#### Objective
Please report every line from the material that contains the word "this".

#### Input material

· · · · ·

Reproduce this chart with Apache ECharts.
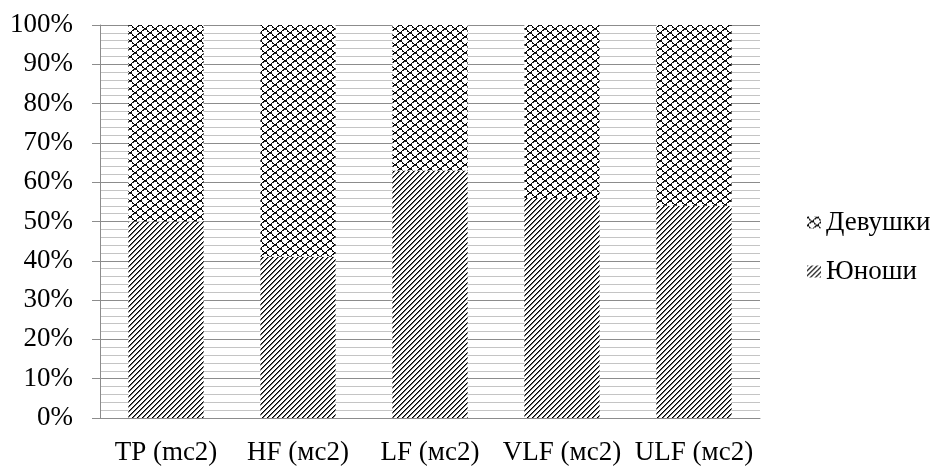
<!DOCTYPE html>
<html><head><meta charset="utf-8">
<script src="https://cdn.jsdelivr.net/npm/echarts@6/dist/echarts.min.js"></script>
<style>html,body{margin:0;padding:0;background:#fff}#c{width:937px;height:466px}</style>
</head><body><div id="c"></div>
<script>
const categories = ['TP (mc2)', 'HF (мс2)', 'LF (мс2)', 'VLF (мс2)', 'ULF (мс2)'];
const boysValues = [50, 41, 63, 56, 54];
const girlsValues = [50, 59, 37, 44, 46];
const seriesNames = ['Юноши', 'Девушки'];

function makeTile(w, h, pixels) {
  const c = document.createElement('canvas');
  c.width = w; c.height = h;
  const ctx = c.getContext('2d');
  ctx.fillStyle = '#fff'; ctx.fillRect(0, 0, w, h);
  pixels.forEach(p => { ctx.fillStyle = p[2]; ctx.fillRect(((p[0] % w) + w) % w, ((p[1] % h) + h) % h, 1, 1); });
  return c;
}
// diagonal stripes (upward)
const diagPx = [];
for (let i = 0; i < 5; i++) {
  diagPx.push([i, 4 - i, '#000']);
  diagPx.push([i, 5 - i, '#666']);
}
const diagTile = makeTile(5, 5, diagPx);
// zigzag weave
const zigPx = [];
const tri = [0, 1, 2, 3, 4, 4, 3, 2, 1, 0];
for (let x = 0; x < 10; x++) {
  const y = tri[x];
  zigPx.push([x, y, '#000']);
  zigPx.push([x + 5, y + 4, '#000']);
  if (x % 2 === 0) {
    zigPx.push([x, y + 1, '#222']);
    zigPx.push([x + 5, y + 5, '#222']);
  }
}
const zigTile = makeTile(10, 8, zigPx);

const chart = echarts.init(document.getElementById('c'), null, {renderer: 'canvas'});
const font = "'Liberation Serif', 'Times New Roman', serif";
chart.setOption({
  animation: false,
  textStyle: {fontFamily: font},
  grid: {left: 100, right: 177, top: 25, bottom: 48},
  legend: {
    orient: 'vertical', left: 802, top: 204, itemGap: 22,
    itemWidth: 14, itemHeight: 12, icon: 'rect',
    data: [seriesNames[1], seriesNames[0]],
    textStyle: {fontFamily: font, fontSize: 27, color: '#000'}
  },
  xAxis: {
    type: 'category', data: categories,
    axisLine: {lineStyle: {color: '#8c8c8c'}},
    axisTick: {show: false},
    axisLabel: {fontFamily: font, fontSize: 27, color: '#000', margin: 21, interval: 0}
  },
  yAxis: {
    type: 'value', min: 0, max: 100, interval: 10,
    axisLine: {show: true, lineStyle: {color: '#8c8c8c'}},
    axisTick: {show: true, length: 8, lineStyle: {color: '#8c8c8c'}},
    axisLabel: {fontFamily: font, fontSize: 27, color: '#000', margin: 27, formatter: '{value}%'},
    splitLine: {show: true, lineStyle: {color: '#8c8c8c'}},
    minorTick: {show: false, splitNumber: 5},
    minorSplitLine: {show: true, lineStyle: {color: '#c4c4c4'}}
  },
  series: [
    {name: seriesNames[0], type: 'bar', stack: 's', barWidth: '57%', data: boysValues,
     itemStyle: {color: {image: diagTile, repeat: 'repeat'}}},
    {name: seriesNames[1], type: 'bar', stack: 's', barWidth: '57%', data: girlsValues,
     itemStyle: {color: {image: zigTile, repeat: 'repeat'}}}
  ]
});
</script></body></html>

· · · · ·

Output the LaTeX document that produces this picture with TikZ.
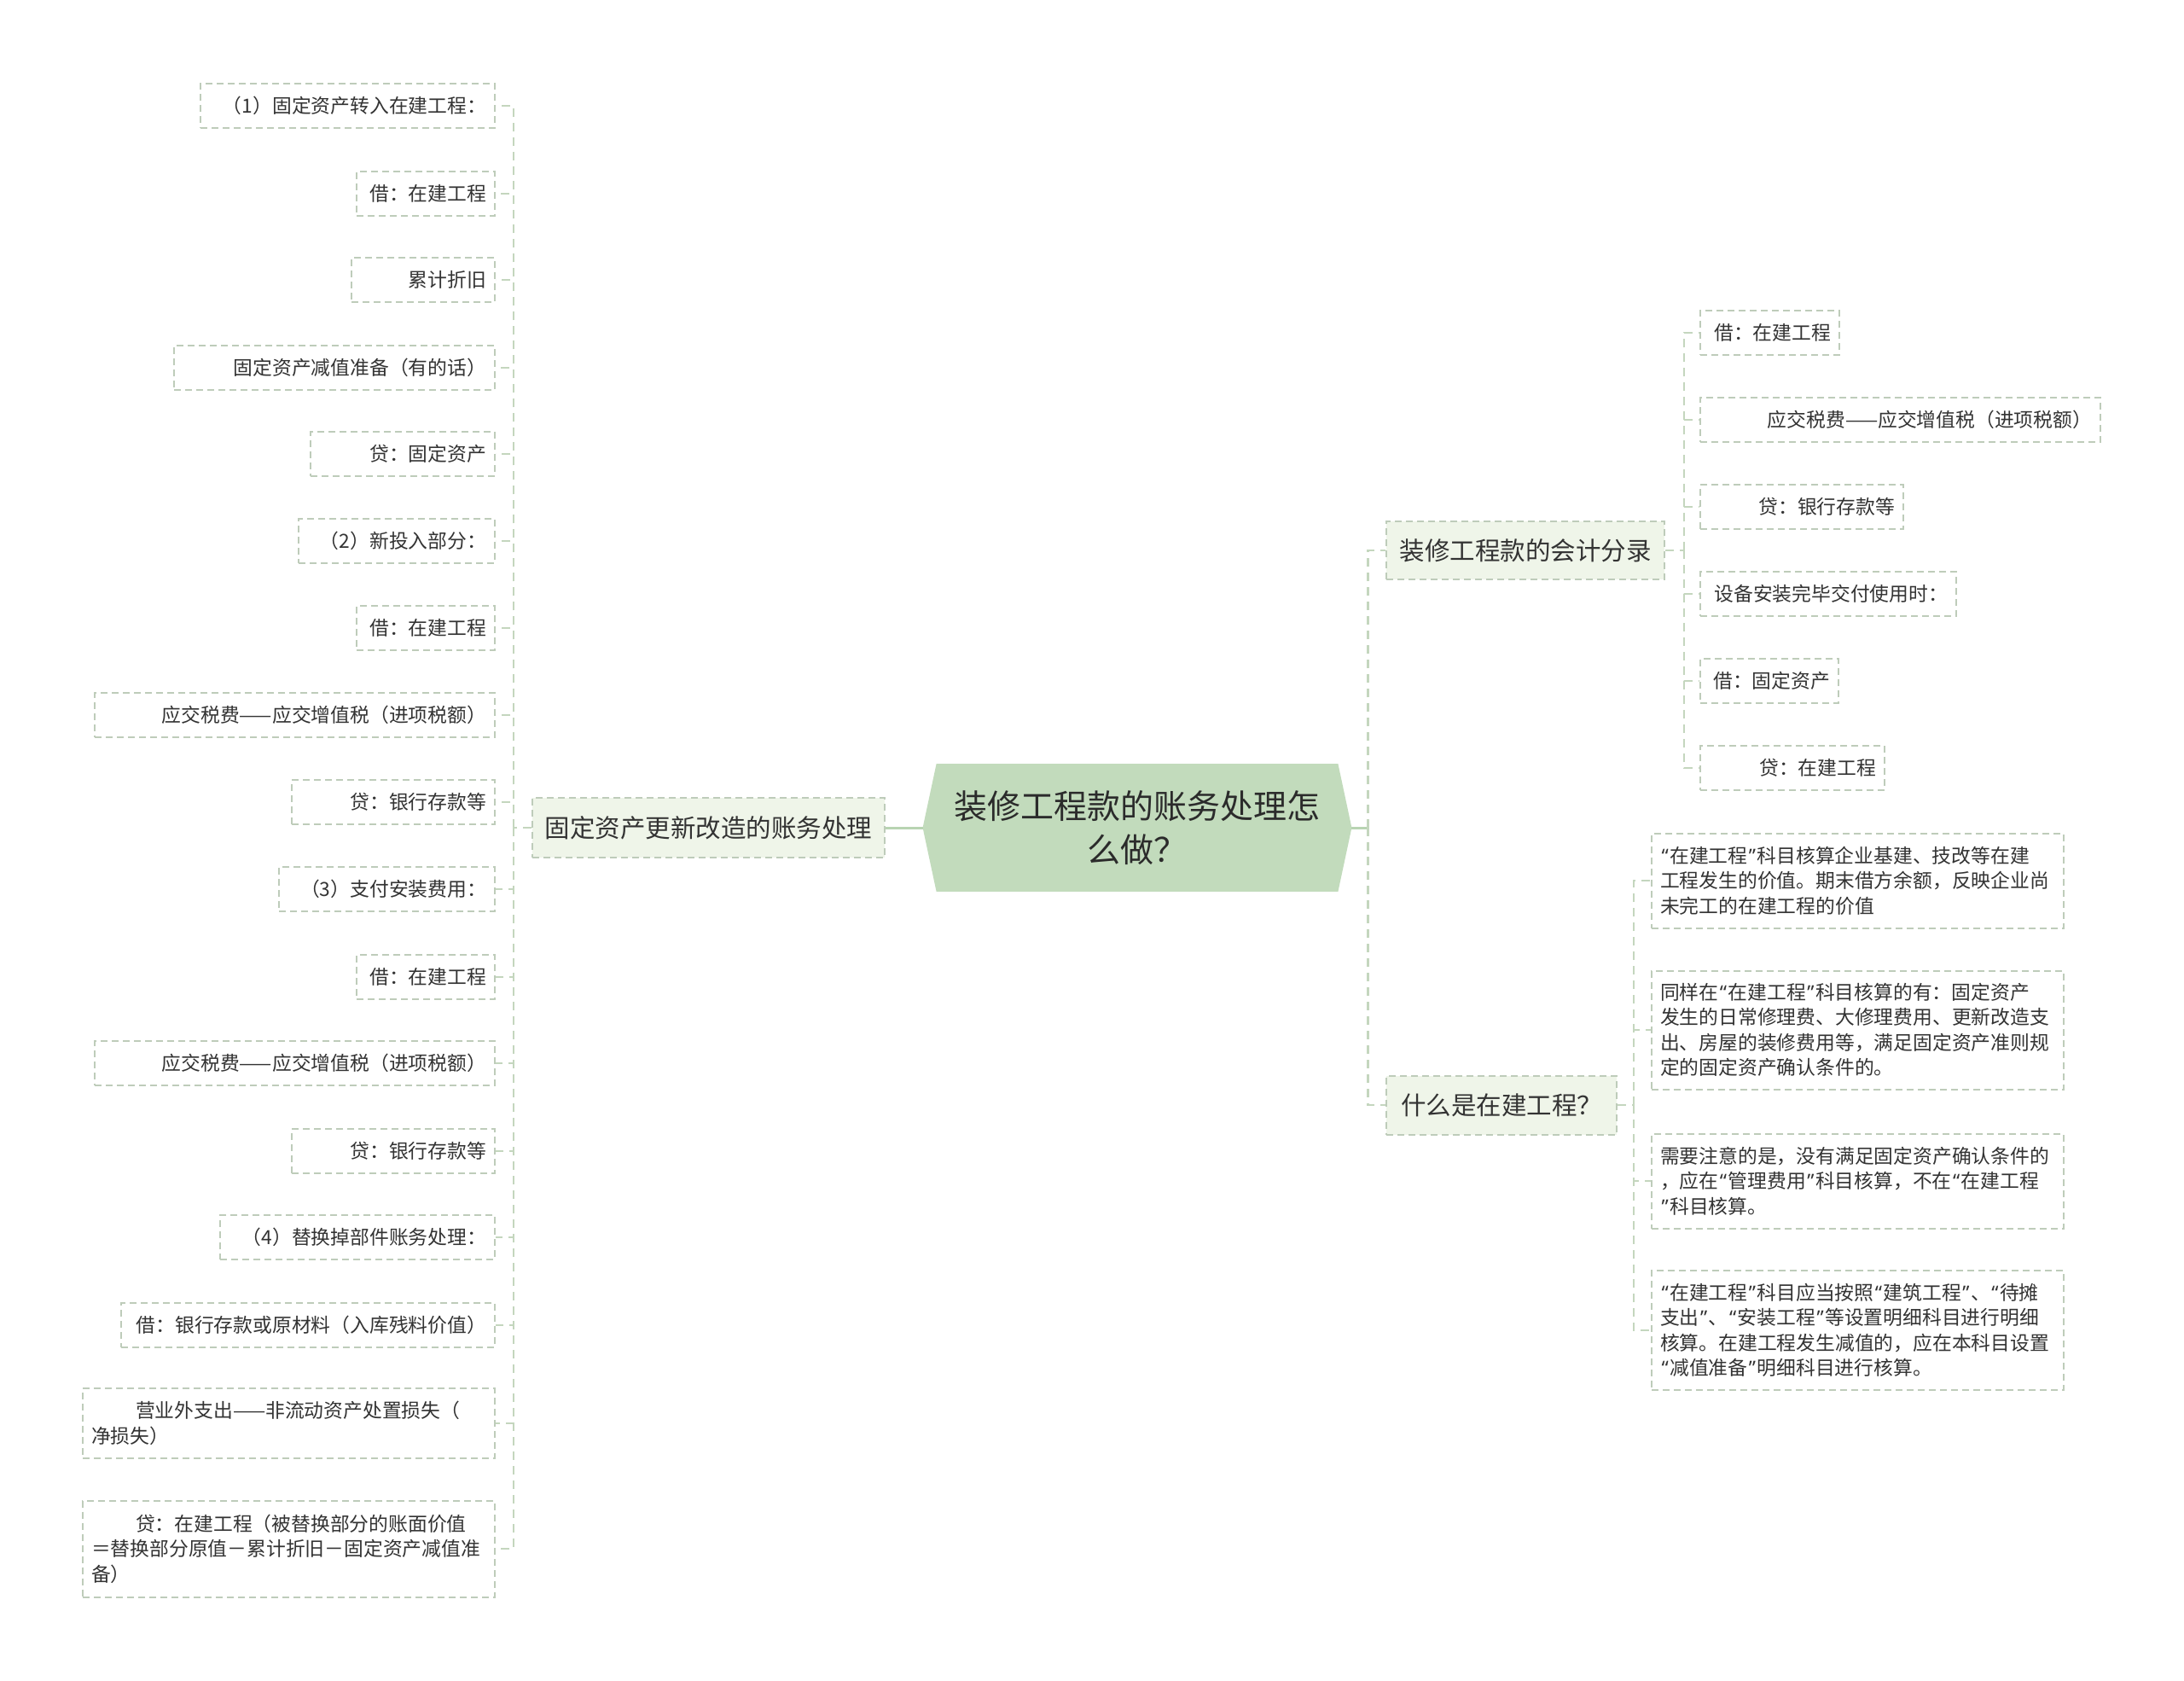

· · · · ·

#### Response to the exercise
Reproduce this chart with Apache ECharts.
Output the LaTeX document that produces this picture with TikZ.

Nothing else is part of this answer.